In many ways, it is more impressive that programs like Oracle's DB or MS SQL Server or the Red Dog kernel can achieve parallel acceleration of 128 cores, than it is that you can parallelize giant matrix calculations. It's a pity that so much of that computer science is still trade secret.

@ Don Mitchel

Server farm != super computer.

Server farms distribute the load after which each server is reasonably independent.

A super computer still tries to act and work as a single machine, crunching on a single problem.

I expect many super computers are involved in crunching climate models. If you're modelling the atmosphere as (10km)^3 parcels of air in increments of 1 day, then changing to (1km)^3 at 1 hour requires 24000 x more calculations to crunch the same basic model and allows more precise calculation. Some of these models crunch for months at a time.

GIGO of course, unless you precisely understand what all the variables are, you'll just get bullshit results to 20 decimal places.

Re: F@H

Chris Simpson wrote:

"What about Folding@Home, Granted not one single computer but 5+ Petaflop"

What Folding@Home does is millions of slighty different small problems.

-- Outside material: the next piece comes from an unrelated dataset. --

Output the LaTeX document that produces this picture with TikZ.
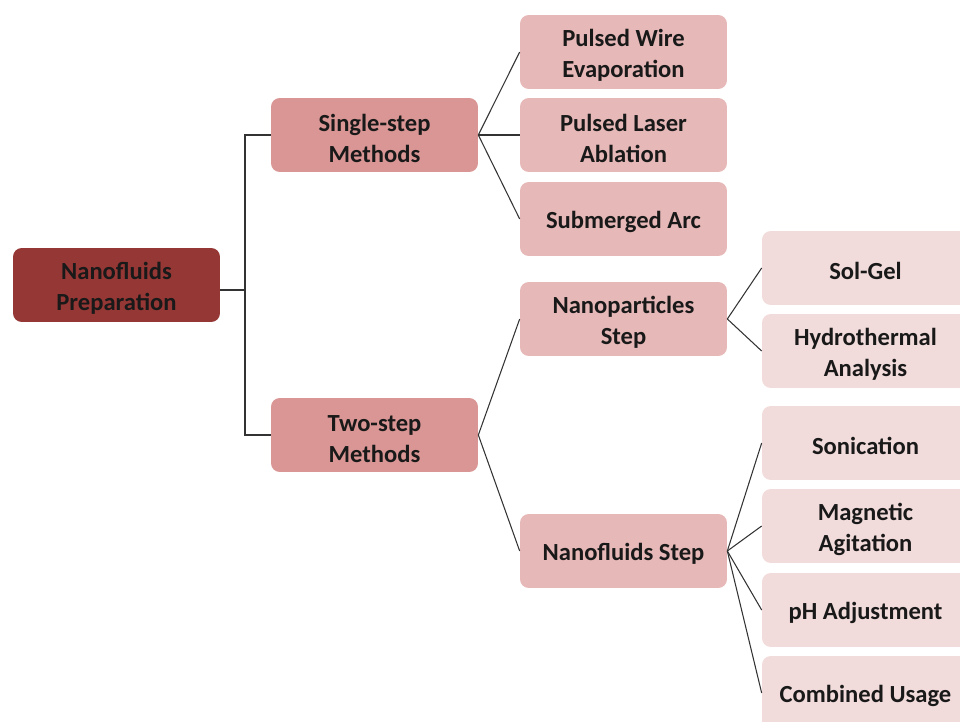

What a supercomputer does is one very large problem.

The difference is tolerance to latency.

The answer to one F@H problem is independent of the other problems and so it can be task farmed. If you're dealing with one big simulation then you need as fast as possible communication between all the CPUs otherwise you'll be waiting an eternity for your answer.

Let's say you want to do some molecular dynamics on a piece of material the size of a grain of salt. Just holding the coordinates and velocities of all the atoms would require about 10 petabytes of memory. The drive for larger simulations, smaller approximations and finer resolutions will continue to feed these machines although Amdahl's law and other software engineering problems are raising their heads.